Discussing the unmanned traffic management stream and its purpose further, Panagiotakopoulos said: “The aspiration is to make DARTeC the go‑to place for UTM and Urban Air Mobility (UAM) research and innovation in order to showcase the benefits of UTM and UAM. Especially to tackle its major challenges and inspire the new generation of students to get involved and contribute to the development of their solution. We’re enabling that by developing a technological agnostic ecosystem where all partners, stakeholders and interested parties can come and develop or test their concepts, systems and solutions in a near live environment. By having the airport beside DARTeC and working together, we can take things from a very low technology readiness level (TRL) – so, from the conceptual idea, all the way through development to real-life testing. So, at any point, even if there is a solution already in place that just needs validation in a real-life environment, we can also do that. So, it’s really about working with partners and stakeholders to drive the industry forward from concept development to real-life scenario validation at all stages. That allows us to provide a platform where lessons can be learned and shared, where all of the stakeholders then can collaboratively work together on pressing issues and major challenges and drive the industry forward.”

Connected systems

Dr Saba Al-Rubaye is a senior lecturer in Autonomous and Connected Systems at Cranfield University, and she is currently leading the connectivity and future network research within the connected systems research group at DARTeC.

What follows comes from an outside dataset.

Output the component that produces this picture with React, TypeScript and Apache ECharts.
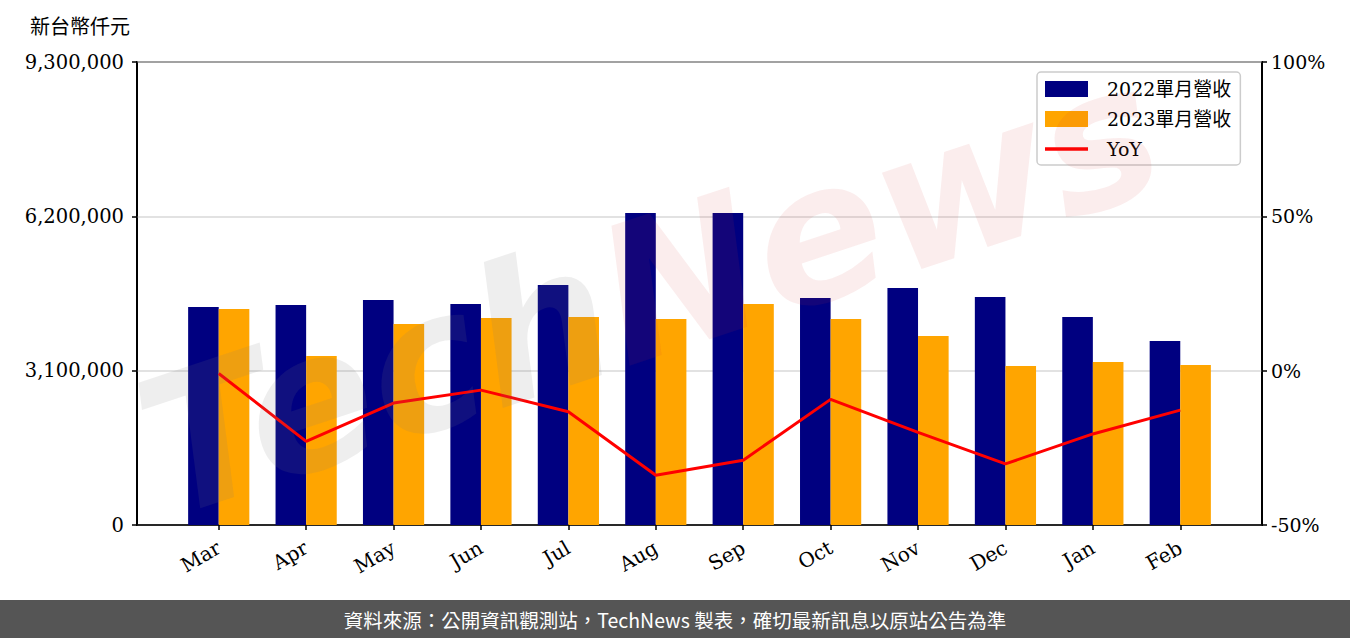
import React, { useEffect, useRef } from "react";
import * as echarts from "echarts";

const months = ["Mar", "Apr", "May", "Jun", "Jul", "Aug", "Sep", "Oct", "Nov", "Dec", "Jan", "Feb"];
const rev2022 = [4378800, 4419000, 4519400, 4439100, 4820700, 6267000, 6267000, 4559600, 4760500, 4579700, 4178000, 3695900];
const rev2023 = [4338700, 3394600, 4037400, 4157900, 4178000, 4137800, 4439100, 4137800, 3796300, 3193700, 3274100, 3213800];
const yoy = [-0.9, -22.9, -10.5, -6.3, -13.3, -33.9, -29.0, -9.3, -20.0, -30.2, -20.5, -12.8];
const leftTicks = [0, 3100000, 6200000, 9300000];
const rightTicks = [-50, 0, 50, 100];
const unitLabel = "新台幣仟元";
const footer = "資料來源：公開資訊觀測站，TechNews 製表，確切最新訊息以原站公告為準";
const seriesNames = ["2022單月營收", "2023單月營收", "YoY"];

const SERIF = "'DejaVu Serif', 'Noto Sans CJK TC', serif";

export default function App() {
  const ref = useRef<HTMLDivElement>(null);
  useEffect(() => {
    document.body.style.margin = "0";
    const chart = echarts.init(ref.current!, null, { renderer: "svg" });
    const idx = months.map((_, i) => i);
    chart.setOption({
      animation: false,
      backgroundColor: "#ffffff",
      grid: {
        left: 137,
        right: 88,
        top: 62,
        bottom: 113,
        show: true,
        borderColor: "#000",
        borderWidth: 2,
        containLabel: false,
      },
      legend: {
        left: 1037,
        top: 72,
        orient: "vertical",
        padding: [7, 9, 6, 8],
        itemWidth: 43,
        itemHeight: 16,
        itemGap: 10,
        borderColor: "#cccccc",
        borderWidth: 1.5,
        borderRadius: 4,
        backgroundColor: "rgba(255,255,255,0.8)",
        textStyle: { fontFamily: SERIF, fontSize: 19, color: "#000", padding: [0, 0, 0, 14], lineHeight: 20 },
        data: [
          { name: seriesNames[0], icon: "rect" },
          { name: seriesNames[1], icon: "rect" },
          { name: seriesNames[2], icon: "path://M0,0 L100,0 L100,8 L0,8 Z", itemStyle: { color: "#ff0000" } },
        ],
      },
      xAxis: {
        type: "value",
        min: -0.935,
        max: 11.935,
        splitLine: { show: false },
        axisLine: { show: true, onZero: false, lineStyle: { color: "#000", width: 1.5 } },
        axisTick: { show: true, length: 5, lineStyle: { color: "#000", width: 1.5 }, customValues: idx },
        axisLabel: {
          customValues: idx,
          rotate: 30,
          margin: 21,
          fontFamily: SERIF,
          fontSize: 20,
          color: "#000",
          formatter: (v: number) => months[Math.round(v)] ?? "",
        },
      },
      yAxis: [
        {
          type: "value",
          min: leftTicks[0],
          max: leftTicks[leftTicks.length - 1],
          interval: 3100000,
          position: "left",
          axisLine: { show: true, onZero: false, lineStyle: { color: "#000", width: 1.5 } },
          axisTick: { show: true, length: 5, lineStyle: { color: "#000", width: 1.5 } },
          axisLabel: {
            margin: 13,
            fontFamily: SERIF,
            fontSize: 19.5,
            color: "#000",
            formatter: (v: number) => v.toLocaleString("en-US"),
          },
          splitLine: { show: true, lineStyle: { color: "#d9d9d9", width: 1.5 } },
        },
        {
          type: "value",
          min: rightTicks[0],
          max: rightTicks[rightTicks.length - 1],
          interval: 50,
          position: "right",
          axisLine: { show: true, onZero: false, lineStyle: { color: "#000", width: 1.5 } },
          axisTick: { show: true, length: 5, lineStyle: { color: "#000", width: 1.5 } },
          axisLabel: {
            margin: 9,
            fontFamily: SERIF,
            fontSize: 19,
            color: "#000",
            formatter: "{value}%",
          },
          splitLine: { show: false },
        },
      ],
      series: [
        {
          name: seriesNames[0],
          type: "bar",
          yAxisIndex: 0,
          barWidth: 30.6,
          barGap: "0%",
          itemStyle: { color: "#000080" },
          data: rev2022.map((v, i) => [i, v]),
        },
        {
          name: seriesNames[1],
          type: "bar",
          yAxisIndex: 0,
          barWidth: 30.6,
          barGap: "0%",
          itemStyle: { color: "#FFA500" },
          data: rev2023.map((v, i) => [i, v]),
        },
        {
          name: seriesNames[2],
          type: "line",
          yAxisIndex: 1,
          showSymbol: false,
          symbol: "none",
          lineStyle: { color: "#ff0000", width: 3 },
          itemStyle: { color: "#ff0000" },
          data: yoy.map((v, i) => [i, v]),
          z: 5,
        },
      ],
      graphic: [
        {
          type: "text",
          left: 30,
          top: 15,
          style: { text: unitLabel, fontFamily: "'Noto Sans CJK TC', serif", fontSize: 20, fill: "#000" },
        },
        {
          type: "text",
          x: 650,
          y: 290,
          rotation: 0.32,
          z: 100,
          silent: true,
          style: {
            text: "{a|Tech}{b|News}",
            align: "center",
            verticalAlign: "middle",
            rich: {
              a: { fontSize: 190, fontStyle: "italic", fontWeight: "bold", fontFamily: "'DejaVu Sans', sans-serif", fill: "rgba(120,120,120,0.13)" },
              b: { fontSize: 190, fontStyle: "italic", fontWeight: "bold", fontFamily: "'DejaVu Sans', sans-serif", fill: "rgba(210,60,60,0.09)" },
            },
          },
        },
        {
          type: "rect",
          left: 0,
          top: 600,
          shape: { width: 1350, height: 38 },
          style: { fill: "#555555" },
        },
        {
          type: "text",
          x: 675,
          y: 619,
          style: {
            text: footer,
            align: "center",
            verticalAlign: "middle",
            fontFamily: "'Noto Sans CJK TC', sans-serif",
            fontSize: 19.5,
            fill: "#ffffff",
          },
        },
      ],
    });
    return () => chart.dispose();
  }, []);
  return <div ref={ref} style={{ width: 1350, height: 638 }} />;
}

Discussing the role of the connected systems stream at the centre, Al-Rubaye explained: “Connected systems relates to communication and future networking. The main vision of this initiative is to unlock the value of industries and academia by enabling collaborative research experimentation and demonstration for a future and existing connectivity and network system, in general. The connected system stream is mainly focusing on ground to air and air to air communications. In this field, particularly, we are investigating the most present technologies and how these technologies can be integrated with different systems in a reliable and secure manner. So, the problem here is how to maintain connectivity and how to make the system secure and reliable for aircraft, drones and urban mobility, such as a flying taxi, in the future.”

The Cranfield Airport runway.

“The future of the aviation sector will rely mainly on connectivity, on the data exchange between the aircraft and the ground station or between aircraft and aircraft. My research involves different approaches, including visibility studies, system analysis, modelling and simulation, laboratory testbeds, field measurements, and also system prototypes and field testing, as well. The connectivity stream at DARTeC will continue to develop additional capabilities, as well, from new partners, or collaborate on different aspects with other universities. We are also aiming to create or obtain new project ideas, looking to the future and not being restricted to existing technology,” she added.

Explaining her role and the purpose of the connected systems stream further, Al-Rubaye continued: “We are researching digital aviation connectivity in order to facilitate different things. First of all, DARTeC is a new facility which is considered as a national hub for Unmanned Aircraft System Traffic Management drones, air traffic control (ATC) aircraft, or flying taxi hubs in urban cities in the near future. That can also play an important role, not only for the UK, but also perhaps for the European region, or even internationally. So, we are looking at the future of flight connectivity and what this will look like. We also encourage and improve the quality of research development by doing more collaborative research with our industrial partners. So, I would say that what makes us unique is that we can undertake research and verify concepts using real industrial platforms to provide a solution for the aviation sector.”